Modeling integrated frequency shifters and beam splitters
Manuel H. Muñoz-Arias, Kevin J. Randles, Nils T. Otterstrom, Paul S. Davids, Michael Gehl, Mohan Sarovar
TL;DR
The paper develops a quantum input-output framework to model frequency-domain photonic processing using modulated microring resonators. By deriving effective transfer matrices within rotating-wave and SLH formalisms, it enables native N-mode frequency-beam splitters and phase shifters, and demonstrates constructions of a frequency-domain phase shifter and Mach-Zehnder interferometer from cascaded two-resonator devices. A detailed analysis of two- and four-resonator platforms reveals occupancy, loss, and cooperativity trade-offs, and a no-go theorem shows limitations for N>4 native equal-splitters due to Hadamard-diagonalizability constraints on penny graphs. The results provide a principled toolkit for rapid prototyping of frequency-encoded PQC primitives and illuminate fundamental geometric limits for scalable frequency-domain quantum optics.
Abstract
Photonic quantum computing is a strong contender in the race to fault-tolerance. Recent proposals using qubits encoded in frequency modes promise a large reduction in hardware footprint, and have garnered much attention. In this encoding, linear optics, i.e., beam splitters and phase shifters, is necessarily not energy-conserving, and is costly to implement. In this work, we present designs of frequency-mode beam splitters based on modulated arrays of coupled resonators. We develop a methodology to construct their effective transfer matrices based on the SLH formalism for quantum input-output networks.

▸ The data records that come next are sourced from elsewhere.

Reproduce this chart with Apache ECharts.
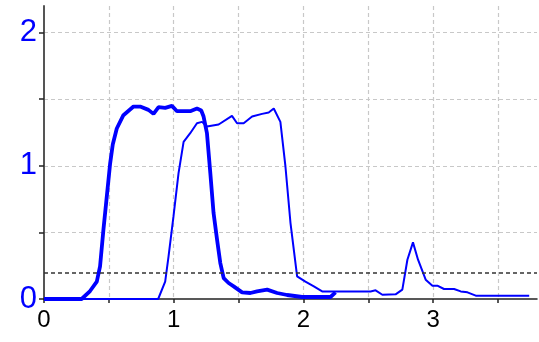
<!DOCTYPE html>
<html>
<head>
<meta charset="utf-8">
<script src="https://cdn.jsdelivr.net/npm/echarts@6/dist/echarts.min.js"></script>
<style>html,body{margin:0;padding:0;background:#fff}#c{width:539px;height:342px}</style>
</head>
<body>
<div id="c"></div>
<script>
var thickX = [0, 0.29, 0.355, 0.407, 0.432, 0.458, 0.484, 0.51, 0.53, 0.561, 0.612, 0.69, 0.741, 0.805, 0.844, 0.883, 0.934, 0.986, 1.025, 1.127, 1.179, 1.212, 1.23, 1.256, 1.282, 1.307, 1.334, 1.359, 1.385, 1.423, 1.462, 1.527, 1.591, 1.642, 1.72, 1.797, 1.874, 1.99, 2.208, 2.247];
var thickY = [0, 0, 0.06, 0.13, 0.245, 0.52, 0.77, 1.02, 1.16, 1.28, 1.38, 1.445, 1.445, 1.42, 1.39, 1.44, 1.435, 1.45, 1.41, 1.41, 1.43, 1.415, 1.37, 1.245, 0.945, 0.645, 0.445, 0.27, 0.157, 0.12, 0.095, 0.05, 0.045, 0.057, 0.07, 0.045, 0.03, 0.015, 0.015, 0.05];
var thinX = [0, 0.88, 0.934, 0.96, 0.998, 1.037, 1.076, 1.127, 1.179, 1.218, 1.256, 1.346, 1.449, 1.488, 1.539, 1.604, 1.681, 1.732, 1.771, 1.822, 1.861, 1.9, 1.951, 2.015, 2.08, 2.144, 2.517, 2.556, 2.608, 2.71, 2.762, 2.801, 2.844, 2.883, 2.942, 2.994, 3.032, 3.083, 3.161, 3.212, 3.264, 3.328, 3.74];
var thinY = [0, 0, 0.13, 0.32, 0.62, 0.945, 1.18, 1.245, 1.32, 1.33, 1.295, 1.31, 1.375, 1.32, 1.32, 1.37, 1.39, 1.40, 1.43, 1.33, 0.995, 0.57, 0.17, 0.13, 0.095, 0.057, 0.057, 0.065, 0.032, 0.035, 0.07, 0.295, 0.425, 0.295, 0.145, 0.10, 0.10, 0.075, 0.075, 0.057, 0.05, 0.025, 0.025];
var thresholdY = 0.2;
var xTicks = [0, 1, 2, 3];
var yTicks = [0, 1, 2];

function pairs(xs, ys) { return xs.map(function (x, i) { return [x, ys[i]]; }); }

var chart = echarts.init(document.getElementById('c'), null, {renderer: 'canvas'});
chart.setOption({
  animation: false,
  grid: {left: 44, right: 2, top: 6, bottom: 43, containLabel: false},
  xAxis: {
    type: 'value', min: 0, max: 3.8, interval: 0.5,
    axisLine: {show: true, onZero: false, lineStyle: {color: '#222', width: 1.5}},
    axisTick: {show: true, length: 4, lineStyle: {color: '#222', width: 1.5}},
    axisLabel: {
      color: '#000', fontSize: 24, fontFamily: 'Liberation Sans, Arial, sans-serif', margin: 9,
      formatter: function (v) { return xTicks.indexOf(v) >= 0 ? String(v) : ''; },
      showMaxLabel: false
    },
    splitLine: {show: true, showMinLine: false, showMaxLine: false, lineStyle: {color: '#c8c8c8', type: [4, 3], width: 1.2}}
  },
  yAxis: {
    type: 'value', min: 0, max: 2.2, interval: 0.5,
    axisLine: {show: true, lineStyle: {color: '#555', width: 2}},
    axisTick: {show: true, length: 5, lineStyle: {color: '#222', width: 1.5}},
    axisLabel: {
      color: '#0000ff', fontSize: 31, fontFamily: 'Liberation Sans, Arial, sans-serif', margin: 7,
      formatter: function (v) { return yTicks.indexOf(v) >= 0 ? String(v) : ''; },
      showMaxLabel: false
    },
    splitLine: {show: true, showMinLine: false, showMaxLine: false, lineStyle: {color: '#c8c8c8', type: [4, 3], width: 1.2}}
  },
  series: [
    {
      type: 'line', data: pairs(thickX, thickY), symbol: 'none',
      lineStyle: {color: '#0000ff', width: 3.8}, z: 3,
      markLine: {
        silent: true, symbol: 'none', label: {show: false},
        lineStyle: {color: '#333', type: [4, 3], width: 1.5},
        data: [{yAxis: thresholdY}]
      }
    },
    {
      type: 'line', data: pairs(thinX, thinY), symbol: 'none',
      lineStyle: {color: '#0000ff', width: 2}, z: 3
    }
  ]
});
</script>
</body>
</html>
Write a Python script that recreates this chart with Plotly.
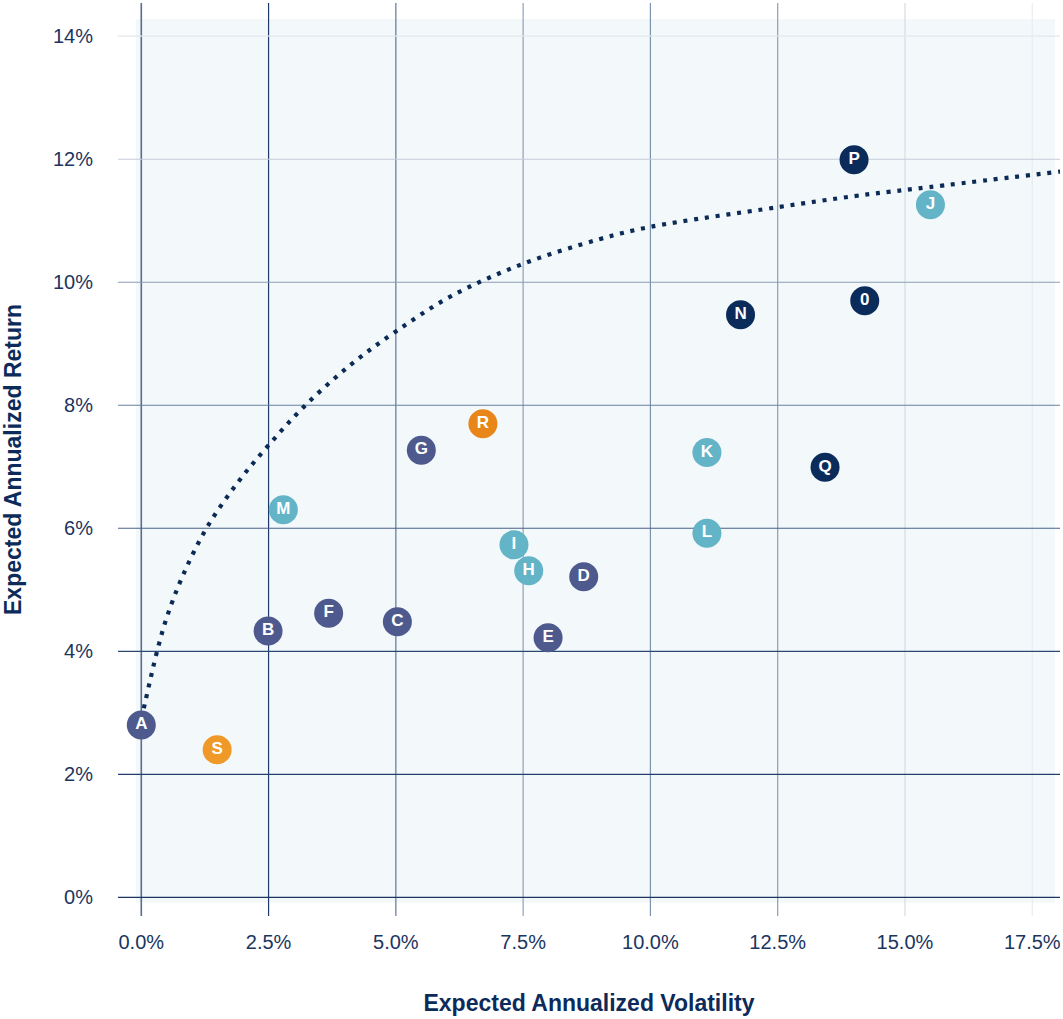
import plotly.graph_objects as go

# ---------------- data ----------------
labels = ["A", "B", "C", "D", "E", "F", "G",
          "H", "I", "J", "K", "L", "M",
          "N", "0", "P", "Q",
          "R", "S"]
volatility = [0.0, 2.49, 5.03, 8.69, 7.99, 3.68, 5.50,
              7.61, 7.32, 15.50, 11.11, 11.11, 2.79,
              11.77, 14.21, 14.00, 13.43,
              6.71, 1.49]
returns = [2.80, 4.33, 4.48, 5.21, 4.22, 4.62, 7.27,
           5.31, 5.73, 11.26, 7.23, 5.92, 6.30,
           9.47, 9.70, 11.99, 6.99,
           7.70, 2.40]
groups = ["g1"] * 7 + ["g2"] * 6 + ["g3"] * 4 + ["g4", "g5"]

frontier_vol = [0.0, 0.07, 0.18, 0.31, 0.5, 0.8, 1.28, 1.9, 2.5, 3.2, 4.1,
                5.0, 6.1, 7.5, 9.0, 10.0, 12.5, 14.0, 15.0, 18.05]
frontier_ret = [2.9, 3.15, 3.55, 4.0, 4.55, 5.2, 6.0, 6.75, 7.35, 7.98, 8.65,
                9.2, 9.78, 10.3, 10.7, 10.9, 11.22, 11.40, 11.50, 11.80]

x_ticks = [0, 2.5, 5, 7.5, 10, 12.5, 15, 17.5]
y_ticks = [0, 2, 4, 6, 8, 10, 12, 14]

# ---------------- styles ----------------
group_colors = {"g1": "#4e5a8d", "g2": "#63b4c7", "g3": "#0b2b5a",
                "g4": "#e8861a", "g5": "#ef9a28"}
x_grid_colors = ["#566d8f", "#1e3a68", "#60779a", "#8fa2bb",
                 "#7e91ad", "#8e9cb3", "#d5dce5", "#e8edf2"]
y_grid_colors = ["#1b355f", "#22406b", "#2b4873", "#4a6287",
                 "#6a7fa0", "#8c9cb5", "#c4ccd8", "#e3e8ee"]
navy = "#0d2b5a"
tick_color = "#1b3560"
font_family = "Liberation Sans, Arial, sans-serif"

fig = go.Figure()

# frontier curve
fig.add_trace(go.Scatter(
    x=frontier_vol, y=frontier_ret, mode="lines",
    line=dict(color="#0b2a55", width=4.2, dash="4px,6.8px", shape="spline", smoothing=1.0),
    hoverinfo="skip", showlegend=False,
))

# points
fig.add_trace(go.Scatter(
    x=volatility, y=returns, mode="markers+text",
    text=labels, textposition="middle center",
    textfont=dict(color="white", size=17, family=font_family, weight="bold"),
    marker=dict(size=29, color=[group_colors[g] for g in groups], line=dict(width=0)),
    showlegend=False,
))

shapes = []
# panel background (paper coords so it sits under the grid lines)
shapes.append(dict(type="rect", xref="paper", yref="paper", x0=0.0191, x1=0.9947,
                   y0=0.0146, y1=0.9825,
                   fillcolor="#f3f8fb", line=dict(width=0), layer="below"))
for xv, c in zip(x_ticks, x_grid_colors):
    shapes.append(dict(type="line", xref="x", yref="paper", x0=xv, x1=xv, y0=0, y1=1,
                       line=dict(color=c, width=1.6 if xv == 0 else 1.2), layer="below"))
for yv, c in zip(y_ticks, y_grid_colors):
    shapes.append(dict(type="line", xref="paper", yref="y", x0=0, x1=1, y0=yv, y1=yv,
                       line=dict(color=c, width=1.2), layer="below"))

fig.update_layout(
    width=1063, height=1019,
    margin=dict(l=118, r=3, t=3, b=103),
    paper_bgcolor="white", plot_bgcolor="rgba(0,0,0,0)",
    shapes=shapes,
    font=dict(family=font_family, color=tick_color),
    xaxis=dict(
        range=[-0.4575, 18.045], tickvals=x_ticks,
        ticktext=[f"{v:.1f}%" for v in x_ticks],
        showgrid=False, zeroline=False, showline=False,
        ticks="outside", ticklen=8, tickcolor="rgba(0,0,0,0)",
        tickfont=dict(size=20, color=tick_color),
        title=dict(text="Expected Annualized Volatility", standoff=42,
                   font=dict(size=23, color=navy, family=font_family, weight="bold")),
    ),
    yaxis=dict(
        range=[-0.304, 14.54], tickvals=y_ticks,
        ticktext=[f"{v}%" for v in y_ticks],
        showgrid=False, zeroline=False, showline=False,
        ticks="outside", ticklen=20, tickcolor="rgba(0,0,0,0)",
        tickfont=dict(size=20, color=tick_color),
        title=dict(text="Expected Annualized Return", standoff=24,
                   font=dict(size=23, color=navy, family=font_family, weight="bold")),
    ),
)

fig.write_html("out.html")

Our methodology is flexible and highly composable, allowing us to define $N$-mode beam splitters either natively based on arrays of $N$-resonators of arbitrary connectivity or as networks of interconnected $l$-mode beam splitters, with $l<N$. We apply our methodology to analyze a two-resonator device, a frequency-domain phase shifter and a Mach-Zehnder interferometer obtained from composing these devices, a four-resonator device, and present a formal no-go theorem on the possibility of natively generating certain $N$-mode frequency-domain beam splitters with arrays of $N$-resonators.